Mobility is a thing in itself, and it is about what this book is about: how Sheila regained her mobility when she got a guide dog. Physically disabled people are called “mobility impaired”, cause mobility means the ability to move. It is the capacity to go about in one’s environment, either using one’s legs or a wheelchair. In a broader sense, as it’s meant in such fields as geography, it means a person’s travelling from one place to another, including driving cars or using public transportation. Are the blind impaired in their mobility? Not literally - they have the same freedom to move as the sighted -, but if you see mobility in its broader sense, as in going about in one’s environment or travelling from place to place, I’ve often felt blindness to cause limitations in one’s mobility. Then, I could refer to the incapability of blind people to drive cars, but that’s not something that’s touched me much so far. I often hear blind people my age are being affected by grief for their inability to drive, but I assume that in the U.S. driving is more necessary than it’s here. Dad says that a car in America is considered a necessity. Here, few people my age drive, even if they have their driver’s licenses. College students can use public transportation for free, and our transit network is quite good. I think that when I’m older, I may feel limited because of my inability to drive, since I see what my Dad is capable of with his car, for instance. On the other hand, my mother doesn’t have a license either, so maybe I won’t miss it that much.

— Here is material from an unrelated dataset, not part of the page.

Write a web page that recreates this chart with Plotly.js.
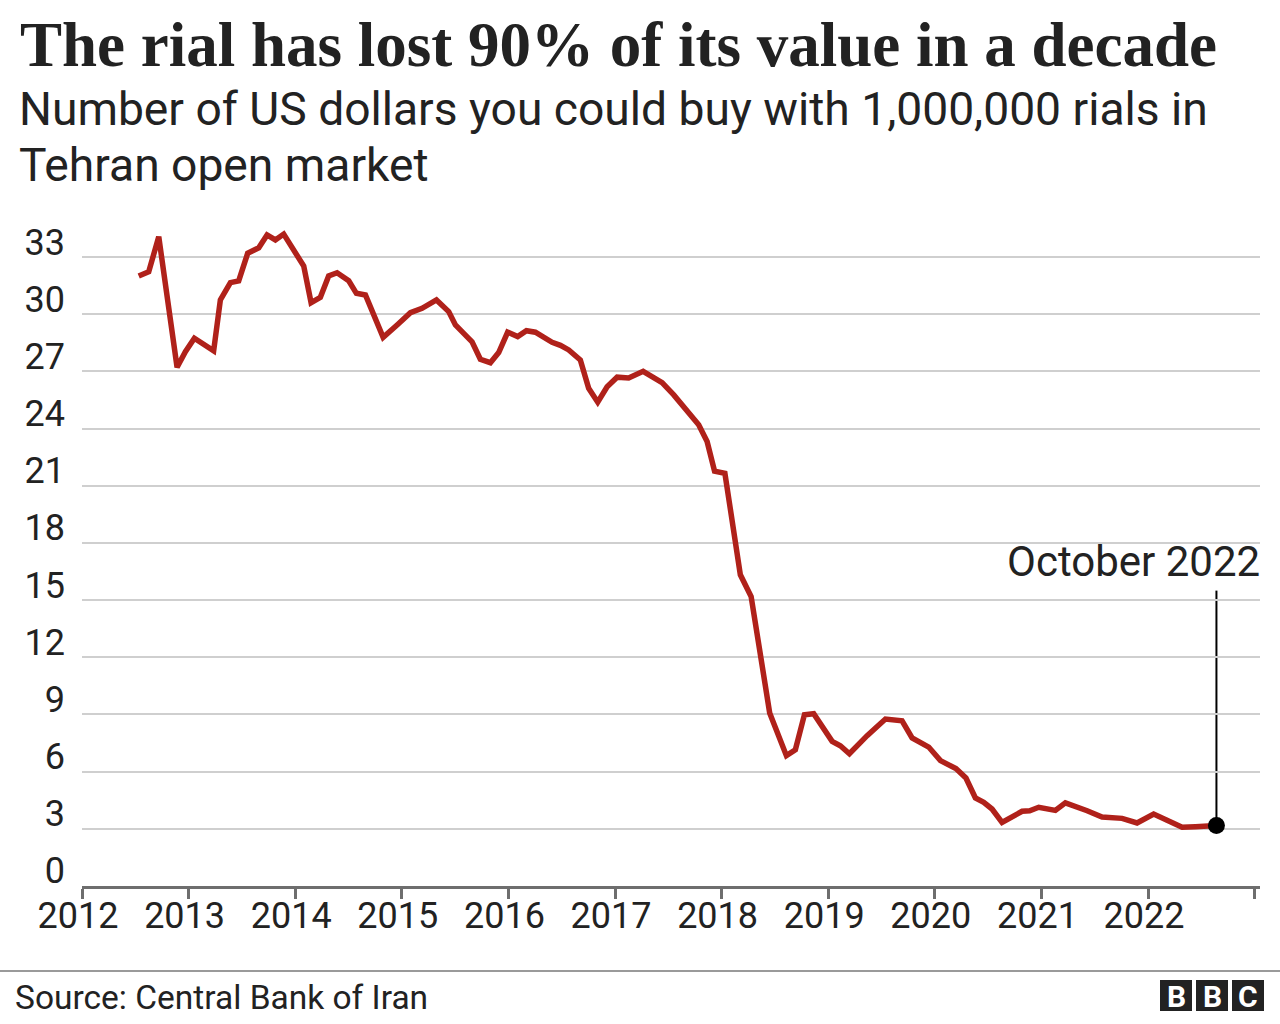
<!DOCTYPE html>
<html>
<head>
<meta charset="utf-8">
<script src="https://cdn.plot.ly/plotly-3.0.1.min.js"></script>
<style>
html,body{margin:0;padding:0;background:#fff;}
#chart{width:1280px;height:1024px;}
</style>
</head>
<body>
<div id="chart"></div>
<script>
// Decimal years of each point
const years = [2012.532,2012.626,2012.720,2012.892,2012.970,2013.054,2013.235,2013.298,2013.392,2013.470,
2013.554,2013.658,2013.736,2013.814,2013.892,2013.986,2014.080,2014.149,2014.236,2014.314,
2014.393,2014.502,2014.574,2014.659,2014.825,2014.956,2015.081,2015.190,2015.325,2015.440,
2015.503,2015.581,2015.659,2015.737,2015.831,2015.909,2015.993,2016.087,2016.169,2016.253,
2016.331,2016.410,2016.488,2016.566,2016.675,2016.753,2016.838,2016.926,2017.020,2017.128,
2017.264,2017.442,2017.551,2017.676,2017.785,2017.864,2017.934,2018.031,2018.099,2018.176,
2018.277,2018.364,2018.451,2018.608,2018.692,2018.777,2018.864,2019.037,2019.114,2019.199,
2019.365,2019.537,2019.693,2019.787,2019.943,2020.053,2020.198,2020.292,2020.381,2020.459,
2020.537,2020.631,2020.724,2020.819,2020.890,2020.975,2021.131,2021.225,2021.429,2021.569,
2021.757,2021.897,2022.053,2022.210,2022.320,2022.445,2022.554,2022.642];
// US dollars per 1,000,000 rials
const dollars = [32.01,32.23,34.07,27.22,28.04,28.74,28.08,30.75,31.66,31.75,
33.20,33.49,34.16,33.90,34.21,33.37,32.53,30.61,30.89,32.01,
32.18,31.76,31.10,31.01,28.79,29.44,30.08,30.31,30.75,30.14,
29.44,29.00,28.56,27.64,27.46,27.99,29.06,28.83,29.14,29.06,
28.79,28.53,28.37,28.13,27.60,26.12,25.39,26.20,26.70,26.66,
27.01,26.41,25.77,24.98,24.20,23.32,21.77,21.66,19.04,16.33,
15.19,12.05,9.08,6.84,7.15,8.99,9.04,7.59,7.36,6.94,
7.89,8.76,8.67,7.77,7.29,6.58,6.16,5.67,4.62,4.39,
4.04,3.34,3.61,3.92,3.95,4.13,3.97,4.36,3.95,3.62,
3.55,3.31,3.78,3.39,3.08,3.11,3.11,3.17];

const yTicks = [0,3,6,9,12,15,18,21,24,27,30,33];
const xTickVals = [2012,2013,2014,2015,2016,2017,2018,2019,2020,2021,2022,2023];
const xTickText = ['2012','2013','2014','2015','2016','2017','2018','2019','2020','2021','2022',''];

const titleText = 'The rial has lost 90% of its value in a decade';
const subtitle1 = 'Number of US dollars you could buy with 1,000,000 rials in';
const subtitle2 = 'Tehran open market';
const sourceText = 'Source: Central Bank of Iran';
const calloutText = 'October 2022';

const L = 82, R = 20, T = 219, B = 138, W = 1280, H = 1024;
const PW = W - L - R, PH = H - T - B;
const px = v => (v - L) / PW;
const py = v => (H - B - v) / PH;

const lastX = years[years.length - 1];
const lastY = dollars[dollars.length - 1];
const SANS = 'Roboto, "Noto Sans", sans-serif';

const traces = [
  {x: years, y: dollars, type: 'scatter', mode: 'lines',
   line: {color: '#b0211a', width: 5.5}, hoverinfo: 'skip'},
  {x: [lastX], y: [lastY], type: 'scatter', mode: 'markers',
   marker: {color: '#000', size: 17}, hoverinfo: 'skip'}
];

const logoBoxes = [[1160,1192],[1196,1228],[1232,1264]];
const shapes = [
  {type: 'line', xref: 'x', yref: 'y', x0: lastX, x1: lastX, y0: lastY, y1: 15.5,
   line: {color: '#000', width: 2}, layer: 'below'},
  {type: 'line', xref: 'paper', yref: 'paper', x0: px(0), x1: px(1280), y0: py(971), y1: py(971),
   line: {color: '#9a9a9a', width: 2}}
];
logoBoxes.forEach(b => shapes.push({type: 'rect', xref: 'paper', yref: 'paper',
  x0: px(b[0]), x1: px(b[1]), y0: py(980), y1: py(1011), fillcolor: '#222', line: {width: 0}}));

const annotations = [
  {text: '<b>' + titleText + '</b>', xref: 'paper', yref: 'paper', x: px(18), y: py(45),
   xanchor: 'left', yanchor: 'middle', showarrow: false,
   font: {family: '"Liberation Serif", serif', size: 63, color: '#222'}},
  {text: subtitle1, xref: 'paper', yref: 'paper', x: px(17), y: py(109),
   xanchor: 'left', yanchor: 'middle', showarrow: false,
   font: {family: SANS, size: 46.2, color: '#222'}},
  {text: subtitle2, xref: 'paper', yref: 'paper', x: px(17), y: py(165),
   xanchor: 'left', yanchor: 'middle', showarrow: false,
   font: {family: SANS, size: 46.2, color: '#222'}},
  {text: sourceText, xref: 'paper', yref: 'paper', x: px(13), y: py(997),
   xanchor: 'left', yanchor: 'middle', showarrow: false,
   font: {family: SANS, size: 33.5, color: '#222'}},
  {text: calloutText, xref: 'paper', yref: 'paper', x: px(1262), y: py(561),
   xanchor: 'right', yanchor: 'middle', showarrow: false,
   font: {family: SANS, size: 42, color: '#222'}}
];
['B','B','C'].forEach((ch, i) => annotations.push({text: '<b>' + ch + '</b>', xref: 'paper', yref: 'paper',
  x: px((logoBoxes[i][0] + logoBoxes[i][1]) / 2), y: py(996), xanchor: 'center', yanchor: 'middle',
  showarrow: false, font: {family: SANS, size: 30, color: '#fff'}}));

const layout = {
  width: W, height: H,
  margin: {l: L, r: R, t: T, b: B, pad: 0},
  paper_bgcolor: '#fff', plot_bgcolor: '#fff',
  showlegend: false,
  xaxis: {range: [2012, 2012 + PW / 106.6], tickmode: 'array', tickvals: xTickVals, ticktext: xTickText,
    ticks: 'outside', ticklen: 10, tickwidth: 3, tickcolor: '#6e6e6e',
    showline: true, linecolor: '#6e6e6e', linewidth: 3, showgrid: false, zeroline: false,
    ticklabelstandoff: -14, ticklabelshift: -4,
    tickfont: {family: SANS, size: 36, color: '#222'}, fixedrange: true},
  yaxis: {range: [0, 35], tickmode: 'array', tickvals: yTicks, ticktext: yTicks.map(String),
    ticks: '', showline: false, showgrid: true, gridcolor: '#cfcfcf', gridwidth: 2, zeroline: false,
    ticklabelposition: 'outside top', ticklabelstandoff: 16, ticklabelshift: 10,
    tickfont: {family: SANS, size: 36, color: '#222'}, fixedrange: true},
  shapes: shapes,
  annotations: annotations
};

Plotly.newPlot('chart', traces, layout, {displayModeBar: false, staticPlot: true});
</script>
</body>
</html>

Mobility, for me, is limited at a far more basic level, and that’s making me feel very restricted. I know that blind people with good travel skills can go wherever they want, at least, that’s what they say, but my travel skills are not all that good. I also think it’s not entirely a travel skills issue - a trip to the supermarket takes me much shorter if I just ask a shopping assistant for help, even though it’ll still take me hours -, but again, that’s where my uncertainties about dependence come in.
This feeling of being limited has been very troubling for me over the last couple of years. As a teenager, I want to go places and always needing people to take me - like my parents driving me places cause I can’t get there by bicycle -, is not the nicest situation. Neither is having to ask my sister to go with me when I want to go to the supermarket, cause my travel skills are not quite optimal. I know this is not really blindness being the problem, but rather my poor travel skills, but it still feels that way.
Elsewhere in the chapter, Hocken describes giving a talk at a rehab centre for the blind. She writes:
Because of the gradual way I had lost what little sight I ever had, I always considered myself fortunate compared with people who had enjoyed perfect vision and then lost it. Naturally I had the frustrations of being blind, but I had never at any point sat down and thought: “Last year I could see and now I can’t; I shall never get used to this. What am I going to do?” I always found it difficult if I met someone who had newly lost his or her sight. It is the worst way to go blind. People are such visual animals that sight overrides every other sense. To have that sense suddenly taken away is a terrible blow. It brings with it not only physical blindness, but a kind of equivalent mental blindness as well. Sea-anemones immediately close up when anything touches them. People who go blind seem to close up mentally in the same way. But they often remain cut off from the world. So, if I had been dubious to begin with about going to talk to handicapped children, I was doubly worried about the idea of talking to the blind at Clifton Spinney. The point was that one of the main aspects of the talks I gave was to prove to sighted people how normal blind people were, how they were able to cope and get on with their daily lives, and to put over how I had done it, and how Emma helped me. HOw could I say this to those people?
As a person who is in a similar situation to Sheila’s with respect to the course of our blindness, I have at times had the same feelings. When this woman called us last month about the former student at our high school who’d suddenly gone blind, I had no idea of the right attitude about this situation. This was, however, for two reasons: the first being what Sheila describes - the fact that people who go blind suddenly lose so much at once it’s hard to imagine for those of us who’ve always been severely visually impaired, and hence the inadequacy in how to help them. The second, however, was my own trouble, and the feeling that people were expecting me to be a perfect role model for this guy ans his family, to show them what all was possible, while I was feeling terribly restricted by my lack of skills, which are an indirect consequence of my blindness, and was feeling totally incapable of giving a “the blind are just normal people” outlook, cause I only believe this cause I’ve been told so many times, but am still utterly surprised when I see in fact blind folks who *are* just normal people. It still hurts me that Mum, in the midst of her long litanny about all this guy would have to learn and if only he could this and if only he could that, said: “Didn’t you want to do such a course as well?” referring to the rehab programme. I know that it’s much worse to lose your sight at once than to experience gradual vision loss, especially if you’ve always been visually impaired - so that braille, for instance, doesn’t have to be learnt -, but I don’t want to use that fact as a badge of superiority, and just because you don’t start at square one with everything, as the newly blinded do, doesn’t mean you’re totally fine and know all the skills you’ll need to.